In terms of preparation, the team has been putting in the reps to handle those back-shoulder fades.

“It’s like with anything, if you’re going to get faster, you’ve gotta run. So, if we’re going to prepare for a back-shoulder fade, we gotta throw hundreds of back-shoulder fades against our DBs all week,” defensive backs coach Steven Clinkscale said. “So we just prepared with different techniques, how to handle it, how to get in position, how to make a play… [I] try to make it hard on them.”

Clinkscale noted they would be playing press or zone coverage and giving Roback a variety of looks throughout the game. If something happens and they don’t get to him quick enough, the rest of the defense has to compensate.

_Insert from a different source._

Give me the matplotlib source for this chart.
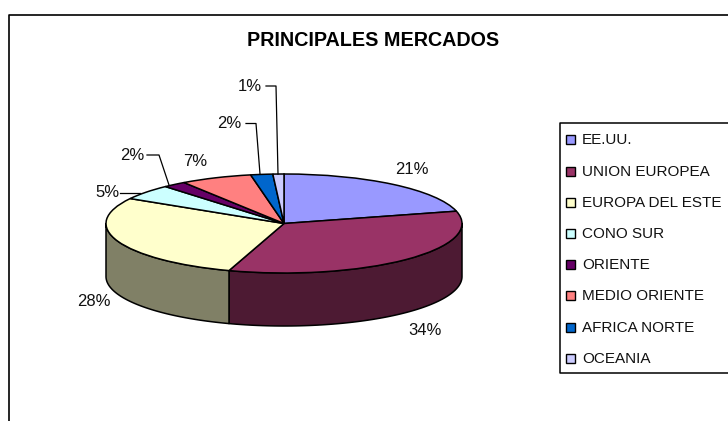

“When he throws the ball, we’ve got to execute. There’s going to be times when we’re not going to get to the quarterback, and the coverage has got to compliment the rush and vice versa… That’s all we’ve been focusing on: covering the receivers, tackling the ball, straining, finishing the game and communicating.”

The most threatening part of Roback’s game stems from his incredible versatility.

“I think he’s a very good quarterback, so he poses a lot of challenges,” Clinkscale said. “He’s smart, he knows how to change the call based on what look we give him, he can make all the throws, he’s versatile, he’s a good runner. Heck, he even punts for them. So he’s a very good player.”

Despite these challenges, Clinkscales is confident Kentucky can “execute our game plan and go out there and play hard.”

“You know our guys will go out there and execute everything we focus on every week,” Clinkscale said. “So it’s not a specific game plan, it’s just ‘execute our fundamentals.'”

Last season, Roback was suspended from the team for the first three games for a violation of team rules. Still, he finished with 269.4 passing yards per game, which placed him third in the Mid-American Conference.